Noble admits the forecasts are bullish, but points out there are several factors indicating sales will only increase over the next four years.
"We have 2010 as being the highest rate of growth in online sales that we've witnessed. If you look at the annual rates of growth, we're going to see some extraordinary growth. It's giving everyone in business reason to pause."
"There are growth trends to keep in mind. The increase in consumer willingness to buy online, and the number of businesses willing to sell online, that's just constantly growing. You're also seeing this flow-on effect as more businesses go online, so competitors go online as well."
The report states the proportion of Australian internet users who shop online will grow at 1% per year until 2015, and that at the same time, the number of Australian adults who are internet users is growing at 1-2% per annum.
Many of these are buying low-priced items, with 32% of adults saying they bought books, 23% saying they used the internet to order consumer electronics and 30% bought goods in the clothing and accessories category.
The report also points out that with the online retail stores of giants like Westfield, David Jones and Big W opening, their competitors will also jump online – Target is set to launch its online store in the first quarter of this year.
The other major aspect of growth is the expansion of the digital economy.
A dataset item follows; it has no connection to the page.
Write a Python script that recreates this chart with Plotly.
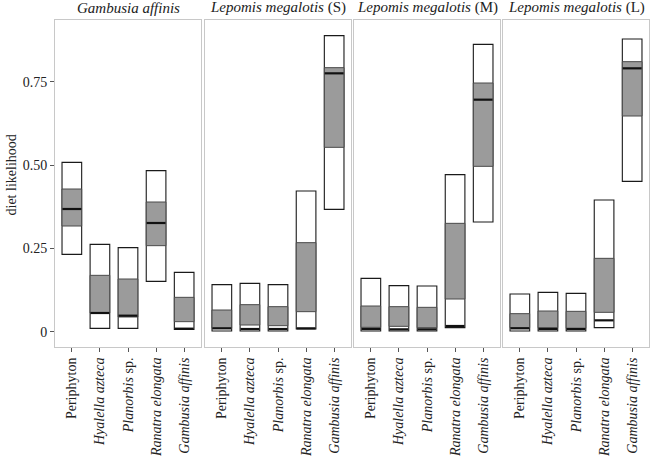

Forrester says internet penetration rates will rise from 77% in 2009 to 83% in 2015.
"This is the other big trend here. Internet is becoming much more available to everyone, and as the Government increase potential access through the NBN, that will increase as well."
"That's not to say people can't buy online now, but consumers will be much more comfortable and will buy things, such as digital content like movies, that they wouldn't have necessarily thought of doing before."
Indeed, the Forrester report says that appliances come in as the second most popular product bought online, based on value, although fewer Australians actually buy them.
"While fewer Australians buy appliances online than purchase items in some other categories, the high value of some goods that they order in this segment boosts its overall value. "
"For example, home renovators have been known to buy the makings of an entire new kitchen in one order online, including a fridge, an oven, a stove top, a dishwasher and a range hood."
As a result of these trends, Noble also warns businesses to catch up, and quick – the report says competition will become aggressive in the next five years as average basket sizes grow.
"As new entrants seek their slice of Australia's growing online retail pie, competition will become more aggressive, and it will become harder than ever to continue to reap these returns."
"Retailers will have no option but to adopt best practices that so far have eluded many in Australia, including best practices in the use of analytics."
Noble also says customers will expect more from websites, and won't tolerate shoddy design or a lack of customer service.
"You have to think of these new opportunities that are becoming available," he says. "People won't necessarily think about buying digital content online, it will become more commonplace to them. Consumers are buying in large quantities, and businesses are reaping the rewards."
"Now is the time for businesses to adapt to the trend."